Lencioni laid out three important steps to doing so: 

“Get the right people on the bus.” In addition to your company’s core values, Lencioni said, consider these three as “shorthand for who you want to hire”: humility, hunger and smarts. “If even one of these is missing,” he said, “you are in trouble.” 

“Hire people who are not ego-focused, but team-focused,” he said. And if someone is lacking humility, “don’t hire them.” 

“Hire people who are hungry. They’re hard to find,” Lencioni said. “That doesn’t mean workaholism but it doesn’t mean minimalism either. They want to keep going. Excellence to them is never quite finished. 

“Hire people who are smart—not intellectually smart” necessarily, he said, “but smart about people. They just understand. And when they’re in a meeting, they know how what they say, or how they act, will influence others.” It means displaying “common sense around human beings.” 

Locating and hiring such people, Lencioni said, requires “not hiring for skills and hiring for attitude instead.” Get out from behind the interview desk and “take them shopping for underwear for your kids,” he quipped, “or take them to your kids’ soccer practice and have them organize the cones for a drill.” Such experiences will expose applicants’ “natural” behavior. 

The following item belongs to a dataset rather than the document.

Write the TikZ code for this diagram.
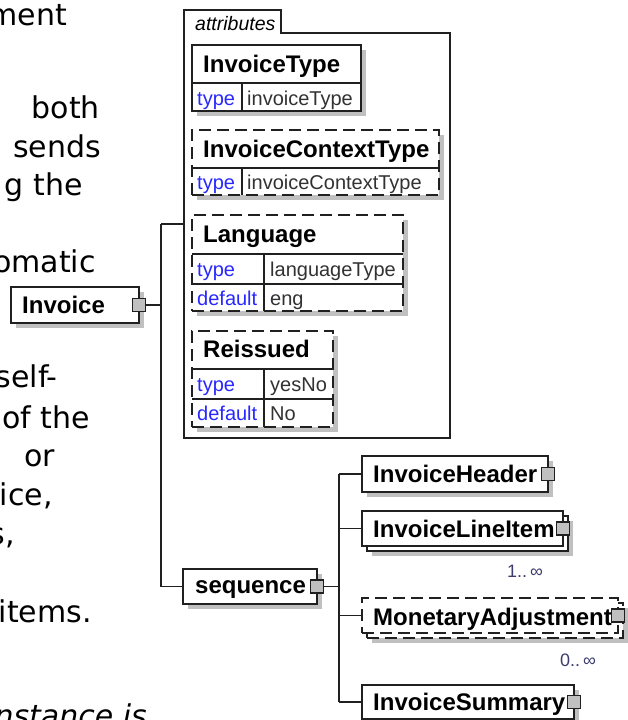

“Put people in the right seats.” Lencioni identified six types of what he calls “working genius” that can help leaders utilize employees effectively based on their gifts. He identified them by the acronym WIDGET. 

“W” is for wonder. “People aren’t usually rewarded for it,” he said. People with it “love to contemplate things, to speculate, to ponder: Why are things this way? Are our customers really happy?” 

“I” is for invention. It’s a genius of people who “love to come up with new ideas and novel approaches.” 

“D” is for discernment. “They have a good gut. They’re good at evaluating and assessing things.” 

“G” is for galvanizing. These geniuses “love to get people excited and rally them.” 

“E” is for enablement. Practitioners say, “I know what you need—I’m ready to go. They respond to what’s called upon, and people just think they’re nice—but it’s a genius.” 

“T” is for tenacity. “They like to finish things and don’t rest until the impact has been had. If there’s a project that isn’t finishable, they get frustrated.” 

Using WIDGET to identify various forms of genius can help companies prevent losing people “because we’re not using them correctly,” Lencioni said. 

“Trust one another.” This pursuit is “not about predicting each other’s behavior” but, rather, promotes “vulnerability-based trust. You need to be raw and open. That changes everything. And the leader needs to go first.”